I’m curious what others are doing to handle sensitive information in Rancher deployments. I am trying to keep application properties such as database password and API keys out of the Docker images. I’d prefer to pull the data at deploy time (such that a release version is paired with a configuration / properties file).

Wondering if anyone is currently handling this in some fashion with Rancher and how you go about it?

I’m also interested on how people are doing it. I think it’s not only specific to rancher since it’s an infrastructure management system not a platform for deployment, although anyway here I’m giving you all the ways I found to deal with this :

  • In the Dockerfile at build time on the host machine
  • at run time in the rancher interface (in the docker-compose/rancher-compose that is)
  • in the image in a private docker registry hooked to a private git repository
  • as a shared file/directoy between the host and the container

all of those methods have drawbacks

here are a couple of related github work items that seem to be progressing. Maybe they cover your scenarios.


If not, you may want to get in there and request enhancements.

Those linked issues help for keeping the sensitive information hidden once it gets into the system, so those are definitely worth following.

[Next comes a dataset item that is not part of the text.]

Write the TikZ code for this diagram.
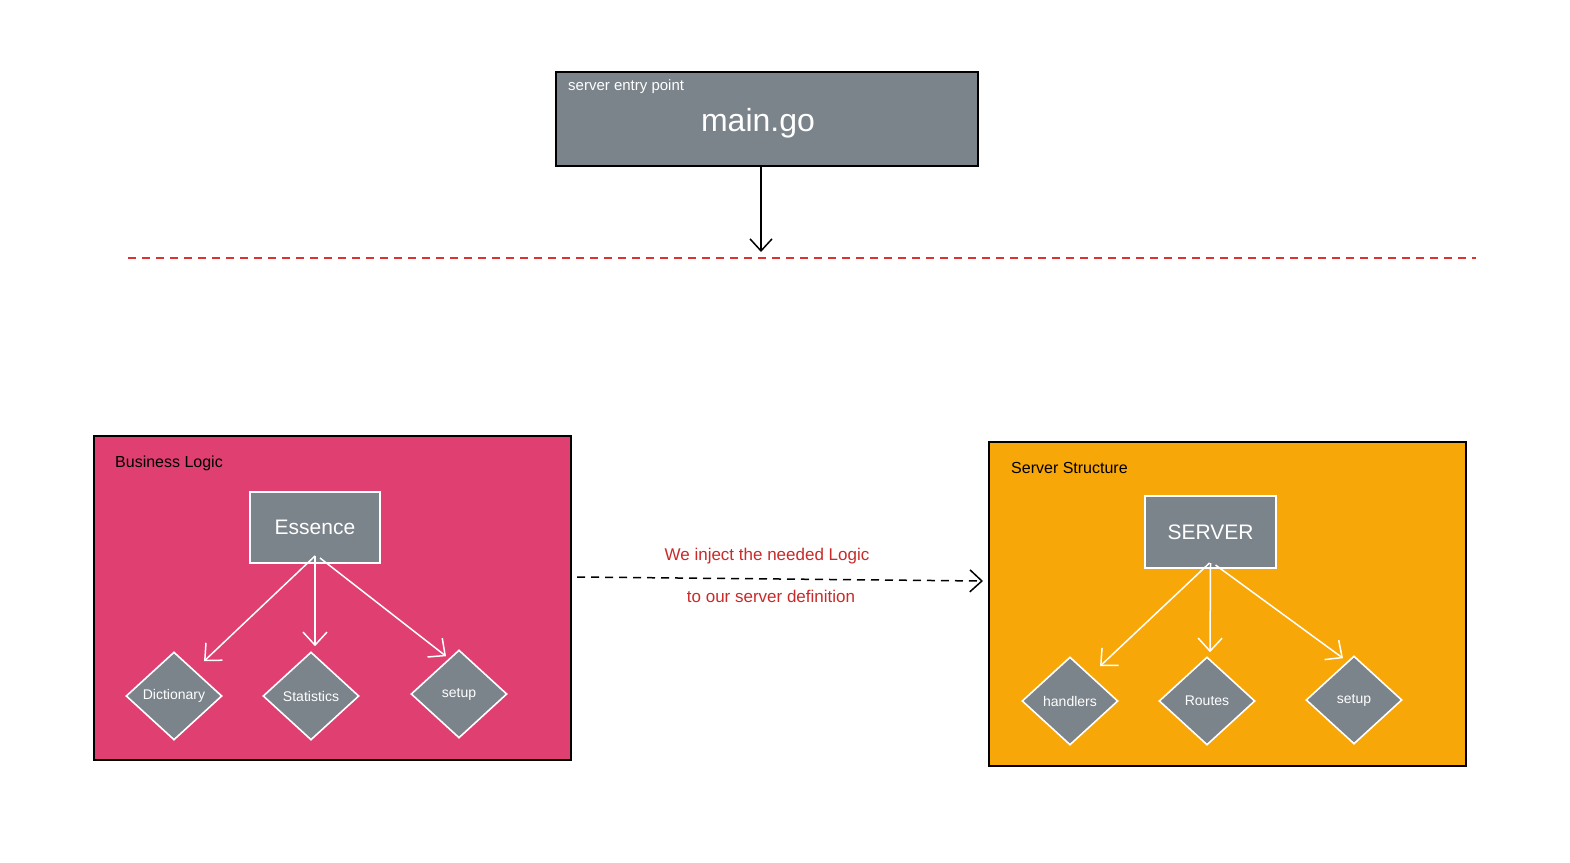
\documentclass[tikz,border=0pt]{standalone}
\usepackage{fontspec}
\setmainfont{Liberation Sans}
\usetikzlibrary{arrows.meta,shapes.geometric}
\definecolor{boxgray}{HTML}{7B838B}
\definecolor{logicpink}{HTML}{E03F72}
\definecolor{structorange}{HTML}{F8A708}
\definecolor{notered}{HTML}{C92A2A}
\definecolor{linered}{HTML}{E03131}
\tikzset{
  container/.style={draw=black, line width=1.6pt, anchor=north west, inner sep=0pt, outer sep=0pt},
  graybox/.style={draw=white, fill=boxgray, line width=1.6pt, anchor=north west, inner sep=0pt, outer sep=0pt},
  choice/.style={diamond, draw=white, fill=boxgray, line width=1.6pt, inner sep=0pt, aspect=1.09,
    minimum width=96pt, minimum height=88pt, text=white, font=\fontsize{14}{16}\selectfont},
  title/.style={anchor=west, inner sep=0pt, font=\fontsize{16}{18}\selectfont},
  whitearrow/.style={draw=white, line width=1.5pt, -{Straight Barb[length=13pt,width=24pt,line width=1.5pt]}},
  blackarrow/.style={draw=black, line width=1.5pt, -{Straight Barb[length=12pt,width=22pt,line width=1.5pt]}},
  note/.style={text=notered, inner sep=0pt, font=\fontsize{17}{19}\selectfont}
}
\begin{document}
\begin{tikzpicture}[x=1pt,y=-1pt]
\useasboundingbox[fill=white] (0,0) rectangle (1570,862);

% entry point
\node[graybox, draw=black, minimum width=422pt, minimum height=94pt] (main) at (556,72) {};
\node[title, text=white, font=\fontsize{15}{17}\selectfont] (entrylbl) at (568,87) {server entry point};
\node[text=white, inner sep=0pt, font=\fontsize{32}{36}\selectfont] (maingo) at (758,123) {main.go};
\coordinate (split) at (761,252);
\draw[blackarrow] ([xshift=-6pt]main.south) -- (split);

% boundary line
\coordinate (bndl) at (128,258);
\coordinate (bndr) at (1476,258);
\draw[linered, line width=1.4pt, dash pattern=on 8pt off 6pt] (bndl) -- (bndr);

% business logic
\node[container, fill=logicpink, minimum width=477pt, minimum height=324pt] (bl) at (94,436) {};
\node[title] (bltitle) at (115,463) {Business Logic};
\node[graybox, minimum width=130pt, minimum height=71pt] (ess) at (250,492) {};
\node[text=white, inner sep=0pt, font=\fontsize{21}{25}\selectfont] (esslbl) at (ess.center) {Essence};
\node[choice] (dict) at (174,696) {Dictionary};
\node[choice] (stat) at (311,696) {Statistics};
\node[choice] (bsetup) at (459,694) {setup};
\draw[whitearrow] ([yshift=7pt]ess.south) -- ([xshift=30pt,yshift=-10pt]dict.north);
\draw[whitearrow] ([yshift=7pt]ess.south) -- ([xshift=4pt,yshift=5pt]stat.north);
\draw[whitearrow] ([xshift=5pt,yshift=5pt]ess.south) -- ([xshift=-13pt,yshift=-7pt]bsetup.north);

% server structure
\node[container, fill=structorange, minimum width=477pt, minimum height=324pt] (ss) at (989,442) {};
\node[title] (sstitle) at (1011,468) {Server Structure};
\node[graybox, minimum width=131pt, minimum height=72pt] (srv) at (1145,496) {};
\node[text=white, inner sep=0pt, font=\fontsize{21}{25}\selectfont] (srvlbl) at (srv.center) {SERVER};
\node[choice] (hand) at (1070,701) {handlers};
\node[choice] (rout) at (1207,701) {Routes};
\node[choice] (ssetup) at (1354,700) {setup};
\draw[whitearrow] ([xshift=-1pt,yshift=5pt]srv.south) -- ([xshift=30pt,yshift=-10pt]hand.north);
\draw[whitearrow] ([yshift=5pt]srv.south) -- ([xshift=3pt,yshift=4pt]rout.north);
\draw[whitearrow] ([xshift=5pt,yshift=3pt]srv.south) -- ([xshift=-11pt,yshift=-3pt]ssetup.north);

% injection
\draw[blackarrow, dash pattern=on 8pt off 6pt] ([xshift=6pt,yshift=21pt]bl.east) -- ([xshift=-6pt,yshift=23pt]ss.west);
\node[note] (inj1) at (767,556) {We inject the needed Logic};
\node[note] (inj2) at (771,596) {to our server definition};
\end{tikzpicture}
\end{document}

These are probably overkill. But for the cases where you cannot modify the application to deal with environment variables, some more ideas:

  • Ability to ship arbitrary files during rancher-compose up that get deployed next to the container on the filesystem.
  • A label that says a service needs to “prompt” for sensitive information and waits for this sensitive information / files to be entered in the UI or API (and then maybe kept in memory for subsequent deploys until manually invalidated).
  • Ability to build properties files form existing environment or the environment that was prompted (confd as a service / outside the image?).

Mostly just thinking out loud here :smile:

We use spring here so have a config server. For the non-spring components we still use the config server with a simple curl command to pull config in and then use either sed or better still augeas to insert config into config files. I know others have used an external ansible service to poke config in from outside.

My containers have customize start up scripts which pulls the secrets from HasiCorp Vault at start up and sets them whichever way the app needs it (config file, environment variable, etc).